La vera, principale, grande crisi politica è che c’è una maggioranza assoluta di astensionismo politico, che non è astensionismo in attesa di nuovi orientamenti, ma in distacco totale. Con la prossima campagna elettorale europea, si delinea un parlamento dove ci sarà scollamento con le posizioni dei governi, con maggioranze transitorie, scomponibile e ricomponibile. In Italia la situazione è la più grave perché nessun partito in questi trent’anni ha costruito una prospettiva di futuro in un sistema di cessione della sovranità nazionale a quella europea. Nessun partito ha formato classe dirigente per questa prospettiva politica per il semplice fatto di averla ignorata. La discussione rischia per questo di essere minimale, sulla possibilità di formare una maggioranza all’insegna del trasformismo generale. Tutti, per poter governare, devono essere diversi anche da ciò volevano o che potrebbero essere.
Per un felice richiamo della storia, il 10 di giugno 2024, giorno in cui si chiuderanno le urne per il parlamento europeo, sarà a cento anni dall’omicidio Matteotti, il 10 giugno 1924. È uscito un bellissimo libricino dello storico Massimo L. Salvadori in cui si affronta il centenario della morte del leader socialista, e dunque il tema di come la sinistra ha voluto abbandonare e mettere in ombra, sin dalla caduta del fascismo, la predominante indicazione politica e il suo riformismo rivoluzionario, come lo definisce lo stesso Salvadori, insomma la «radice matteottina».
La sinistra deve riaprire questi conti con la sua storia. Non per nostalgia del tempo fuggito, ma per riallacciare tradizione, mancata revisione e compiti nuovi contro un fascismo che è diverso da quello di allora: per intrecci di potere, perché sta diventando destra reazionaria e violenta, ma soprattutto perché cova non nella contrapposizione della violenza del biennio nero contro biennio rosso, ma della violenza che viene dal disfacimento della convinzione che la democrazia è necessaria alle forze subalterne per il riscatto politico e sociale.

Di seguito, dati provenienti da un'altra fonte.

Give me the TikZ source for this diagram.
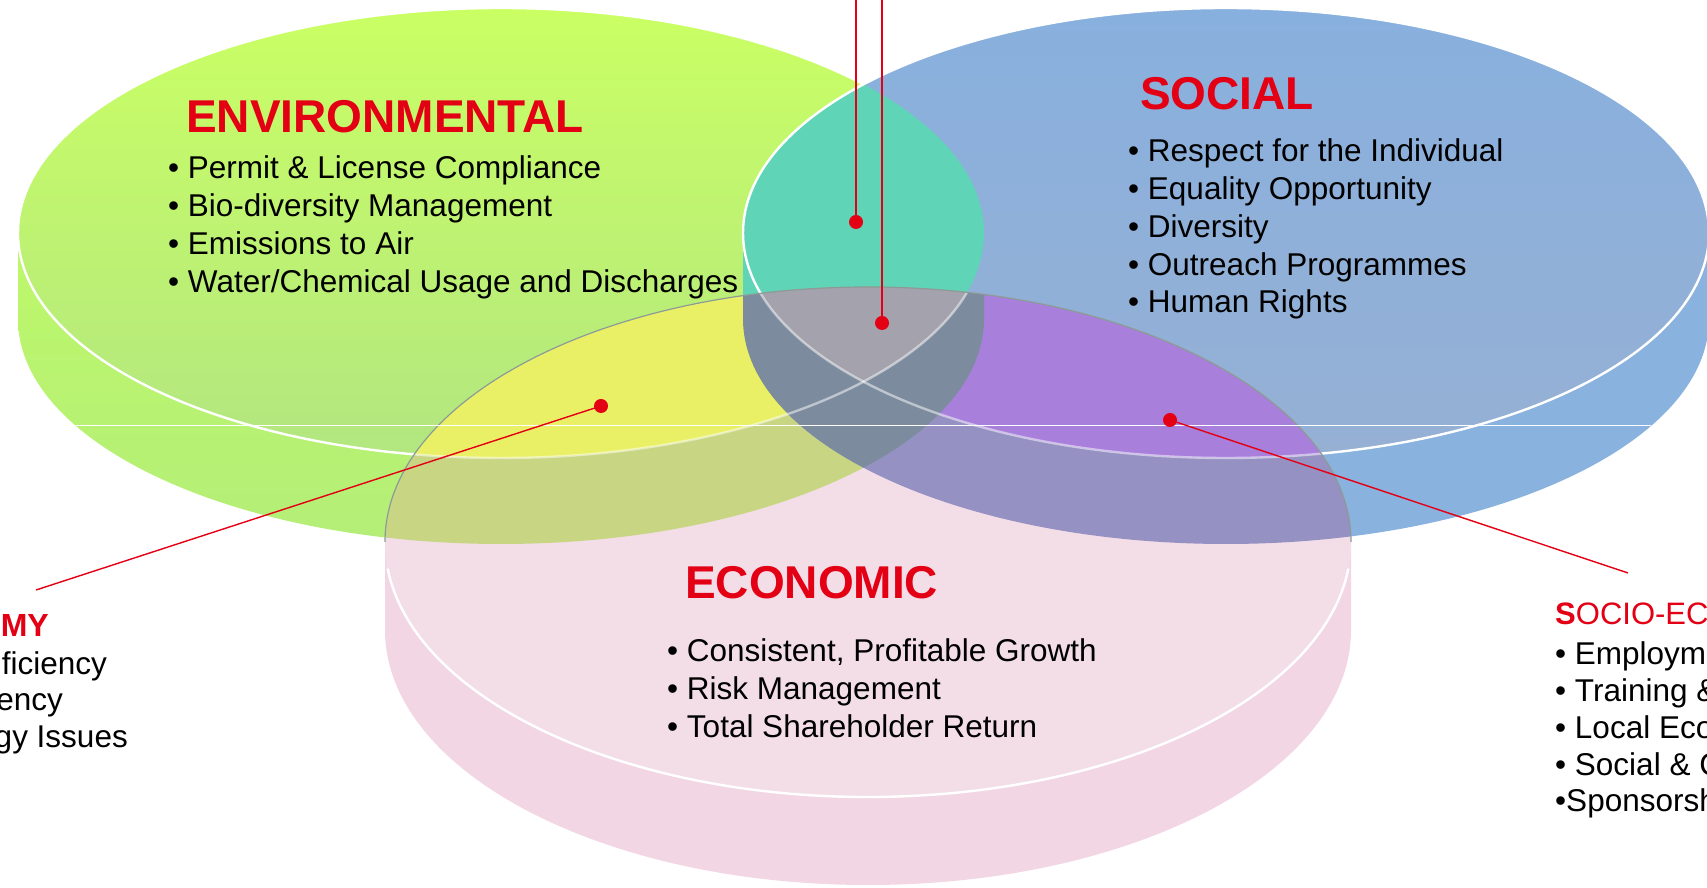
\documentclass[tikz,border=0pt]{standalone}
\usepackage{fontspec}
\setmainfont{Liberation Sans}
\usepackage{tikz}
\usetikzlibrary{positioning}

\definecolor{tbred}{RGB}{228,0,20}
\definecolor{envhi}{RGB}{202,255,100}
\definecolor{envlo}{RGB}{178,230,128}
\definecolor{envsidehi}{RGB}{196,255,96}
\definecolor{envsidelo}{RGB}{180,238,120}
\definecolor{sochi}{RGB}{136,176,222}
\definecolor{soclo}{RGB}{150,176,212}
\definecolor{socsidec}{RGB}{138,178,222}
\definecolor{ecotopc}{RGB}{243,222,232}
\definecolor{ecosidec}{RGB}{242,214,228}
\definecolor{envsoc}{RGB}{96,212,182}
\definecolor{envecotop}{RGB}{234,240,102}
\definecolor{envecoside}{RGB}{200,214,132}
\definecolor{socecotop}{RGB}{168,128,220}
\definecolor{socecoside}{RGB}{150,145,195}
\definecolor{alltop}{RGB}{164,162,172}
\definecolor{allside}{RGB}{124,140,158}
\definecolor{ecoedge}{RGB}{140,155,150}

% disc outlines (side = whole silhouette, top = upper face)
\newcommand{\envSide}{(18,655) -- (18,569) arc[start angle=180, end angle=360, x radius=483, y radius=225] -- (984,655) arc[start angle=0, end angle=180, x radius=483, y radius=225] -- cycle}
\newcommand{\envTop}{(501,655) ellipse [x radius=483, y radius=225]}
\newcommand{\socSide}{(743,655) -- (743,569) arc[start angle=180, end angle=360, x radius=483, y radius=225] -- (1709,655) arc[start angle=0, end angle=180, x radius=483, y radius=225] -- cycle}
\newcommand{\socTop}{(1226,655) ellipse [x radius=483, y radius=225]}
\newcommand{\ecoSide}{(385,346) -- (385,258) arc[start angle=180, end angle=360, x radius=483, y radius=255] -- (1351,346) arc[start angle=0, end angle=180, x radius=483, y radius=255] -- cycle}
\newcommand{\ecoTop}{(868,346) ellipse [x radius=483, y radius=255]}

\begin{document}
\begin{tikzpicture}[x=1pt, y=1pt,
    heading/.style={anchor=base west, inner sep=0pt, text=tbred, font=\fontsize{46}{55}\selectfont\bfseries},
    item/.style={anchor=base west, inner sep=0pt, font=\fontsize{31.5}{38}\selectfont},
    rim/.style={draw=white, line width=2.4pt},
    dot/.style={circle, fill=tbred, inner sep=0pt, minimum size=14pt},
    leader/.style={draw=tbred, line width=1.4pt}]
    \useasboundingbox (0,0) rectangle (1707,888);

    % environmental disc
    \shade[top color=envsidehi, bottom color=envsidelo] \envSide;
    \shade[top color=envhi, bottom color=envlo] \envTop;
    \draw[rim] \envTop;

    % social disc
    \fill[socsidec] \socSide;
    \shade[top color=sochi, bottom color=soclo] \socTop;
    \begin{scope}
        \clip \envTop;
        \fill[envsoc] \socSide;
    \end{scope}
    \draw[rim] \socTop;

    % economic disc and its overlaps
    \fill[ecosidec] \ecoSide;
    \fill[ecotopc] \ecoTop;
    \begin{scope}
        \clip \ecoSide;
        \fill[envecoside] \envSide;
        \fill[socecoside] \socSide;
        \begin{scope}
            \clip \ecoTop;
            \begin{scope}
                \clip \envTop;
                \fill[envecotop] \ecoTop;
            \end{scope}
            \begin{scope}
                \clip \socTop;
                \fill[socecotop] \ecoTop;
            \end{scope}
        \end{scope}
        \begin{scope}
            \clip \envSide;
            \fill[allside] \socSide;
            \clip \envTop;
            \clip \socTop;
            \clip \ecoTop;
            \fill[alltop] \ecoTop;
        \end{scope}
        % rear rims show faintly through
        \draw[rim, opacity=0.5] \envTop;
        \draw[rim, opacity=0.5] \socTop;
    \end{scope}
    \draw[rim] (868,346) ++(186:483 and 255) arc[start angle=186, end angle=354, x radius=483, y radius=255];
    \draw[ecoedge, line width=1.2pt] (1351,346) arc[start angle=0, end angle=180, x radius=483, y radius=255];

    \draw[white, line width=1pt] (76,462) -- (1651,462);

    % leaders
    \node[dot] (envSocDot) at (856,666) {};
    \node[dot] (allDot) at (882,565) {};
    \node[dot] (envEcoDot) at (601,482) {};
    \node[dot] (socEcoDot) at (1170,468) {};
    \coordinate (envSocTop) at (856,888);
    \coordinate (allTop) at (882,888);
    \coordinate (envEcoEnd) at (36,298);
    \coordinate (socEcoEnd) at (1628,315);
    \draw[leader] (envSocTop) -- (envSocDot.center);
    \draw[leader] (allTop) -- (allDot.center);
    \draw[leader] (envEcoEnd) -- (envEcoDot.center);
    \draw[leader] (socEcoEnd) -- (socEcoDot.center);

    % headings and bullet lists
    \node[heading] (envHead) at (186,755) {ENVIRONMENTAL};
    \node[heading] (socHead) at (1140,778) {SOCIAL};
    \node[heading] (ecoHead) at (685,289) {ECONOMIC};

    \foreach \txt [count=\i] in {Permit \& License Compliance, Bio-diversity Management, Emissions to Air, Water/Chemical Usage and Discharges}
        \node[item] (env\i) at (168, {709-38*(\i-1)}) {• \txt};
    \foreach \txt [count=\i] in {Respect for the Individual, Equality Opportunity, Diversity, Outreach Programmes, Human Rights}
        \node[item] (soc\i) at (1128, {726-37.75*(\i-1)}) {• \txt};
    \foreach \txt [count=\i] in {{Consistent, Profitable Growth}, Risk Management, Total Shareholder Return}
        \node[item] (eco\i) at (667, {226-38*(\i-1)}) {• \txt};

    % side labels
    \node[anchor=base east, inner sep=0pt, text=tbred, font=\fontsize{32}{38}\selectfont\bfseries] (effHead) at (49,251) {MY};
    \foreach \txt/\xx/\yy [count=\i] in {ficiency/107/213, ency/63/177, gy Issues/128/140}
        \node[item, anchor=base east] (eff\i) at (\xx,\yy) {\txt};
    \node[item, text=tbred, font=\fontsize{31}{38}\selectfont] (socEcoHead) at (1555,263) {\textbf{S}OCIO-EC};
    \foreach \txt [count=\i] in {• Employm, • Training \&, • Local Eco, • Social \& C, •Sponsorsh}
        \node[item] (socEco\i) at (1555, {223-36.7*(\i-1)}) {\txt};
\end{tikzpicture}
\end{document}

Tutta la discussione che si consuma a sinistra, quella sulle alleanze e sugli schieramenti, non è ricerca di revisione politica per il collegamento tra tradizione e futuro da costruire, e per l’accelerazione del tempo perso, ma semplicemente fuga dalla realtà di fronte a un’impotenza. Quello che una parte della sinistra, quella massimalista e comunista, sbagliando, disse di Matteotti: che era «pellegrino del nulla» e aveva «il coraggio della viltà», cioè non aveva voluto affrontare la trasformazione della guerra mondiale in guerra rivoluzionaria; dimenticando che Matteotti si era battuto perché non ci fosse la lacerazione comunista del 1921, convinto che solo con l’unità delle frazioni comuniste, riformiste e della grande area del movimento operaio, fosse possibile tenere in piedi una forza che impedisse la degenerazione reazionaria e costruisse una pluralità democratica capace di trasformare la società.
Oggi la sinistra è capace di ritrovare la triplice radice matteottina?, l’eroica intransigenza di Giacomo Matteotti, l’internazionalismo della Brigata Matteotti in Spagna e la resistenza antifascista, antinazista, antimonarchica delle Brigate Matteotti nella lotta di Liberazione italiana? Per ora si perde dietro ai rigagnoli malmostosi di “primarie sì primarie no”, alla consultazione di residui del suo disfacimento. Cioè di chi – stavolta sì – non ha il coraggio di affrontare la sua decadenza; ed è vile di fronte alla propria partecipazione al festino antidemocratico dell’ultimo trentennio. Con buona pace di Fausto Bertinotti da una parte e di Stefano Folli dall’altra, non è vero che la sinistra non c’è più: è in rabbioso silenzio. Non sappiamo come e quando esploderà. Chi sarà capace di trasformare questa forza di rabbia in una forza di calma democratica e rivoluzionaria?